From Clusters to Clear Factors

Once the clusters are formed, C-IPCA extracts a single factor from each, representing the dominant economic signal within that group. This approach dramatically improves interpretability. Instead of a factor that’s a confusing cocktail of unrelated characteristics, each factor corresponds to a recognizable economic theme—like Operating Illiquidity or Return Volatility.

Moreover, the model includes a special “zero-correlation” factor that captures market-wide effects not explained by any firm characteristic cluster, ensuring no important risk source is left out.

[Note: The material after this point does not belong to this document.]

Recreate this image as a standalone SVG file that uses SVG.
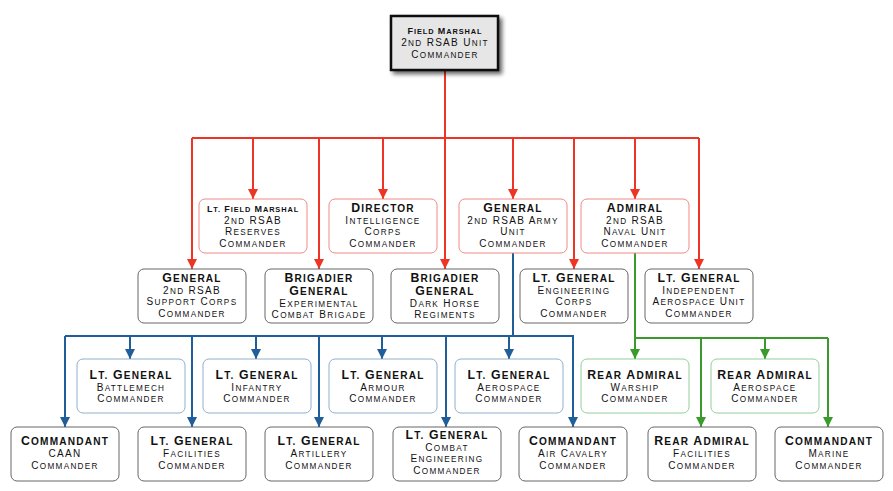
<svg xmlns="http://www.w3.org/2000/svg" width="893" height="491" viewBox="0 0 893 491">
<defs>
<marker id="ar" markerUnits="userSpaceOnUse" markerWidth="10" markerHeight="10" refX="4" refY="8" viewBox="0 0 8 8"><path d="M0,0 L8,0 L4,8 Z" fill="#ee3424"/></marker>
<marker id="ab" markerUnits="userSpaceOnUse" markerWidth="10" markerHeight="10" refX="4" refY="8" viewBox="0 0 8 8"><path d="M0,0 L8,0 L4,8 Z" fill="#1f5e98"/></marker>
<marker id="ag" markerUnits="userSpaceOnUse" markerWidth="10" markerHeight="10" refX="4" refY="8" viewBox="0 0 8 8"><path d="M0,0 L8,0 L4,8 Z" fill="#3a9a2c"/></marker>
<filter id="sh" x="-20%" y="-20%" width="150%" height="160%"><feGaussianBlur in="SourceAlpha" stdDeviation="2"/><feOffset dx="3" dy="3"/><feComponentTransfer><feFuncA type="linear" slope="0.6"/></feComponentTransfer><feMerge><feMergeNode/><feMergeNode in="SourceGraphic"/></feMerge></filter>
</defs>
<style>
text{font-family:"Liberation Sans",Arial,sans-serif;text-anchor:middle;fill:#111}
.l{font-size:0.82em;text-transform:uppercase}
.t{font-size:12.3px;font-weight:bold;letter-spacing:1.2px}
.ts{font-size:9px;font-weight:bold;letter-spacing:0.9px}
.s{font-size:10px;letter-spacing:1.3px}
.n{fill:#fff;stroke:#666;stroke-width:1}
.r{fill:#fff;stroke:#f08a86;stroke-width:1}
.b{fill:#fff;stroke:#8fb0cf;stroke-width:1}
.g{fill:#fff;stroke:#93cf9a;stroke-width:1}
.cr{fill:none;stroke:#ee3424;stroke-width:2}
.cb{fill:none;stroke:#1f5e98;stroke-width:2}
.cg{fill:none;stroke:#3a9a2c;stroke-width:2}
</style>
<g id="connectors">
<path class="cr" d="M445,70 V138 M192,138 H699"/>
<path class="cr" marker-end="url(#ar)" d="M192,138 V269"/>
<path class="cr" marker-end="url(#ar)" d="M253,138 V199"/>
<path class="cr" marker-end="url(#ar)" d="M319,138 V269"/>
<path class="cr" marker-end="url(#ar)" d="M383,138 V199"/>
<path class="cr" marker-end="url(#ar)" d="M445,138 V269"/>
<path class="cr" marker-end="url(#ar)" d="M513,138 V199"/>
<path class="cr" marker-end="url(#ar)" d="M574,138 V269"/>
<path class="cr" marker-end="url(#ar)" d="M635,138 V199"/>
<path class="cr" marker-end="url(#ar)" d="M699,138 V269"/>
<path class="cb" d="M513,253 V336 M65,336 H574"/>
<path class="cb" marker-end="url(#ab)" d="M65,336 V427"/>
<path class="cb" marker-end="url(#ab)" d="M130,336 V359"/>
<path class="cb" marker-end="url(#ab)" d="M192,336 V427"/>
<path class="cb" marker-end="url(#ab)" d="M256,336 V359"/>
<path class="cb" marker-end="url(#ab)" d="M319,336 V427"/>
<path class="cb" marker-end="url(#ab)" d="M382,336 V359"/>
<path class="cb" marker-end="url(#ab)" d="M446,336 V427"/>
<path class="cb" marker-end="url(#ab)" d="M509,336 V359"/>
<path class="cb" marker-end="url(#ab)" d="M573,336 V427"/>
<path class="cg" d="M635,253 V338 H828"/>
<path class="cg" marker-end="url(#ag)" d="M635,338 V359"/>
<path class="cg" marker-end="url(#ag)" d="M701,338 V427"/>
<path class="cg" marker-end="url(#ag)" d="M765,338 V359"/>
<path class="cg" marker-end="url(#ag)" d="M828,338 V427"/>
</g>
<g id="n-fieldmarshal">
<rect x="391" y="16" width="107" height="54" fill="#e6e6e6" stroke="#111" stroke-width="2.5" filter="url(#sh)"/>
<text class="ts" x="445" y="33.5">F<tspan class="l">ield</tspan> M<tspan class="l">arshal</tspan></text>
<text class="s" x="445" y="45.5">2<tspan class="l">nd</tspan> RSAB U<tspan class="l">nit</tspan></text>
<text class="s" x="445" y="57.5">C<tspan class="l">ommander</tspan></text>
</g>
<g id="n-ltfieldmarshal">
<rect class="r" x="199" y="199" width="108" height="54" rx="6"/>
<text class="ts" x="253" y="211.5">L<tspan class="l">t.</tspan> F<tspan class="l">ield</tspan> M<tspan class="l">arshal</tspan></text>
<text class="s" x="253" y="223.8">2<tspan class="l">nd</tspan> RSAB</text>
<text class="s" x="253" y="235.4">R<tspan class="l">eserves</tspan></text>
<text class="s" x="253" y="247">C<tspan class="l">ommander</tspan></text>
</g>
<g id="n-director">
<rect class="r" x="329" y="199" width="108" height="54" rx="6"/>
<text class="t" x="383" y="212">D<tspan class="l">irector</tspan></text>
<text class="s" x="383" y="223.8">I<tspan class="l">ntelligence</tspan></text>
<text class="s" x="383" y="235.4">C<tspan class="l">orps</tspan></text>
<text class="s" x="383" y="247">C<tspan class="l">ommander</tspan></text>
</g>
<g id="n-general-army">
<rect class="r" x="459" y="199" width="108" height="54" rx="6"/>
<text class="t" x="513" y="212">G<tspan class="l">eneral</tspan></text>
<text class="s" x="513" y="223.8">2<tspan class="l">nd</tspan> RSAB A<tspan class="l">rmy</tspan></text>
<text class="s" x="513" y="235.4">U<tspan class="l">nit</tspan></text>
<text class="s" x="513" y="247">C<tspan class="l">ommander</tspan></text>
</g>
<g id="n-admiral">
<rect class="r" x="581" y="199" width="108" height="54" rx="6"/>
<text class="t" x="635" y="212">A<tspan class="l">dmiral</tspan></text>
<text class="s" x="635" y="223.8">2<tspan class="l">nd</tspan> RSAB</text>
<text class="s" x="635" y="235.4">N<tspan class="l">aval</tspan> U<tspan class="l">nit</tspan></text>
<text class="s" x="635" y="247">C<tspan class="l">ommander</tspan></text>
</g>
<g id="n-general-support">
<rect class="n" x="138" y="269" width="108" height="54" rx="6"/>
<text class="t" x="192" y="282">G<tspan class="l">eneral</tspan></text>
<text class="s" x="192" y="293.8">2<tspan class="l">nd</tspan> RSAB</text>
<text class="s" x="192" y="305.4">S<tspan class="l">upport</tspan> C<tspan class="l">orps</tspan></text>
<text class="s" x="192" y="317">C<tspan class="l">ommander</tspan></text>
</g>
<g id="n-brig-experimental">
<rect class="n" x="265" y="269" width="108" height="54" rx="6"/>
<text class="t" x="319" y="281.5">B<tspan class="l">rigadier</tspan></text>
<text class="t" x="319" y="294.5">G<tspan class="l">eneral</tspan></text>
<text class="s" x="319" y="306.5">E<tspan class="l">xperimental</tspan></text>
<text class="s" x="319" y="318">C<tspan class="l">ombat</tspan> B<tspan class="l">rigade</tspan></text>
</g>
<g id="n-brig-darkhorse">
<rect class="n" x="391" y="269" width="108" height="54" rx="6"/>
<text class="t" x="445" y="281.5">B<tspan class="l">rigadier</tspan></text>
<text class="t" x="445" y="294.5">G<tspan class="l">eneral</tspan></text>
<text class="s" x="445" y="306.5">D<tspan class="l">ark</tspan> H<tspan class="l">orse</tspan></text>
<text class="s" x="445" y="318">R<tspan class="l">egiments</tspan></text>
</g>
<g id="n-ltgen-engineering">
<rect class="n" x="520" y="269" width="108" height="54" rx="6"/>
<text class="t" x="574" y="282">L<tspan class="l">t.</tspan> G<tspan class="l">eneral</tspan></text>
<text class="s" x="574" y="293.8">E<tspan class="l">ngineering</tspan></text>
<text class="s" x="574" y="305.4">C<tspan class="l">orps</tspan></text>
<text class="s" x="574" y="317">C<tspan class="l">ommander</tspan></text>
</g>
<g id="n-ltgen-aerospaceunit">
<rect class="n" x="645" y="269" width="108" height="54" rx="6"/>
<text class="t" x="699" y="282">L<tspan class="l">t.</tspan> G<tspan class="l">eneral</tspan></text>
<text class="s" x="699" y="293.8">I<tspan class="l">ndependent</tspan></text>
<text class="s" x="699" y="305.4">A<tspan class="l">erospace</tspan> U<tspan class="l">nit</tspan></text>
<text class="s" x="699" y="317">C<tspan class="l">ommander</tspan></text>
</g>
<g id="n-battlemech">
<rect class="b" x="77" y="359" width="108" height="54" rx="6"/>
<text class="t" x="131" y="378.5">L<tspan class="l">t.</tspan> G<tspan class="l">eneral</tspan></text>
<text class="s" x="131" y="390.5">B<tspan class="l">attlemech</tspan></text>
<text class="s" x="131" y="402">C<tspan class="l">ommander</tspan></text>
</g>
<g id="n-infantry">
<rect class="b" x="203" y="359" width="108" height="54" rx="6"/>
<text class="t" x="257" y="378.5">L<tspan class="l">t.</tspan> G<tspan class="l">eneral</tspan></text>
<text class="s" x="257" y="390.5">I<tspan class="l">nfantry</tspan></text>
<text class="s" x="257" y="402">C<tspan class="l">ommander</tspan></text>
</g>
<g id="n-armour">
<rect class="b" x="329" y="359" width="108" height="54" rx="6"/>
<text class="t" x="383" y="378.5">L<tspan class="l">t.</tspan> G<tspan class="l">eneral</tspan></text>
<text class="s" x="383" y="390.5">A<tspan class="l">rmour</tspan></text>
<text class="s" x="383" y="402">C<tspan class="l">ommander</tspan></text>
</g>
<g id="n-aerospace">
<rect class="b" x="455" y="359" width="108" height="54" rx="6"/>
<text class="t" x="509" y="378.5">L<tspan class="l">t.</tspan> G<tspan class="l">eneral</tspan></text>
<text class="s" x="509" y="390.5">A<tspan class="l">erospace</tspan></text>
<text class="s" x="509" y="402">C<tspan class="l">ommander</tspan></text>
</g>
<g id="n-warship">
<rect class="g" x="581" y="359" width="108" height="54" rx="6"/>
<text class="t" x="635" y="378.5">R<tspan class="l">ear</tspan> A<tspan class="l">dmiral</tspan></text>
<text class="s" x="635" y="390.5">W<tspan class="l">arship</tspan></text>
<text class="s" x="635" y="402">C<tspan class="l">ommander</tspan></text>
</g>
<g id="n-ra-aerospace">
<rect class="g" x="711" y="359" width="108" height="54" rx="6"/>
<text class="t" x="765" y="378.5">R<tspan class="l">ear</tspan> A<tspan class="l">dmiral</tspan></text>
<text class="s" x="765" y="390.5">A<tspan class="l">erospace</tspan></text>
<text class="s" x="765" y="402">C<tspan class="l">ommander</tspan></text>
</g>
<g id="n-caan">
<rect class="n" x="11" y="427" width="108" height="54" rx="6"/>
<text class="t" x="65" y="445">C<tspan class="l">ommandant</tspan></text>
<text class="s" x="65" y="457">CAAN</text>
<text class="s" x="65" y="468.8">C<tspan class="l">ommander</tspan></text>
</g>
<g id="n-facilities">
<rect class="n" x="138" y="427" width="108" height="54" rx="6"/>
<text class="t" x="192" y="445">L<tspan class="l">t.</tspan> G<tspan class="l">eneral</tspan></text>
<text class="s" x="192" y="457">F<tspan class="l">acilities</tspan></text>
<text class="s" x="192" y="468.8">C<tspan class="l">ommander</tspan></text>
</g>
<g id="n-artillery">
<rect class="n" x="265" y="427" width="108" height="54" rx="6"/>
<text class="t" x="319" y="445">L<tspan class="l">t.</tspan> G<tspan class="l">eneral</tspan></text>
<text class="s" x="319" y="457">A<tspan class="l">rtillery</tspan></text>
<text class="s" x="319" y="468.8">C<tspan class="l">ommander</tspan></text>
</g>
<g id="n-combateng">
<rect class="n" x="393" y="427" width="108" height="54" rx="6"/>
<text class="t" x="447" y="439">L<tspan class="l">t.</tspan> G<tspan class="l">eneral</tspan></text>
<text class="s" x="447" y="450.5">C<tspan class="l">ombat</tspan></text>
<text class="s" x="447" y="462">E<tspan class="l">ngineering</tspan></text>
<text class="s" x="447" y="474">C<tspan class="l">ommander</tspan></text>
</g>
<g id="n-aircavalry">
<rect class="n" x="519" y="427" width="108" height="54" rx="6"/>
<text class="t" x="573" y="445">C<tspan class="l">ommandant</tspan></text>
<text class="s" x="573" y="457">A<tspan class="l">ir</tspan> C<tspan class="l">avalry</tspan></text>
<text class="s" x="573" y="468.8">C<tspan class="l">ommander</tspan></text>
</g>
<g id="n-ra-facilities">
<rect class="n" x="648" y="427" width="108" height="54" rx="6"/>
<text class="t" x="702" y="445">R<tspan class="l">ear</tspan> A<tspan class="l">dmiral</tspan></text>
<text class="s" x="702" y="457">F<tspan class="l">acilities</tspan></text>
<text class="s" x="702" y="468.8">C<tspan class="l">ommander</tspan></text>
</g>
<g id="n-marine">
<rect class="n" x="775" y="427" width="108" height="54" rx="6"/>
<text class="t" x="829" y="445">C<tspan class="l">ommandant</tspan></text>
<text class="s" x="829" y="457">M<tspan class="l">arine</tspan></text>
<text class="s" x="829" y="468.8">C<tspan class="l">ommander</tspan></text>
</g>
</svg>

Performance That Speaks Volumes

Interpretability is great, but does it come at the cost of performance? Surprisingly, no. The C-IPCA model matches or even outperforms the standard IPCA in predicting stock returns out-of-sample. This means that by imposing economic structure, the model not only becomes easier to understand but also more effective.

For instance, the top factors identified—Operating Illiquidity, Return Volatility, Operating Efficiency, and Size & Illiquidity—have Sharpe ratios (a measure of risk-adjusted return) that rival or exceed those of traditional factor models. These factors also generate significant “alphas,” or abnormal returns unexplained by classic models like Fama-French, suggesting they capture novel sources of risk and opportunity.

Why This Matters Beyond Academia

Factor models underpin much of modern finance—from portfolio construction to risk management. Yet, the tension between statistical rigor and economic meaning has long hampered progress. This work bridges that gap, offering a tool that is both statistically sound and economically transparent.

For investors, clearer factors mean better understanding of what drives returns and risks. For researchers, it opens doors to more nuanced theories that align with observed market behavior. And for the broader financial ecosystem, it promises models that are not black boxes but interpretable guides.

The Human Side of Data-Driven Finance

At its core, this research is a reminder that data alone isn’t enough. Numbers need context, stories, and intuition to become wisdom. By weaving together economic theory and empirical patterns, the researchers have crafted a narrative that respects both the complexity of markets and our need for clarity.

In a world awash with data, their approach is a beacon—showing how thoughtful synthesis can turn noise into knowledge, and complexity into insight.

As we continue to explore the vast landscape of financial data, methods like C-IPCA will be essential compasses, helping us navigate with both precision and understanding.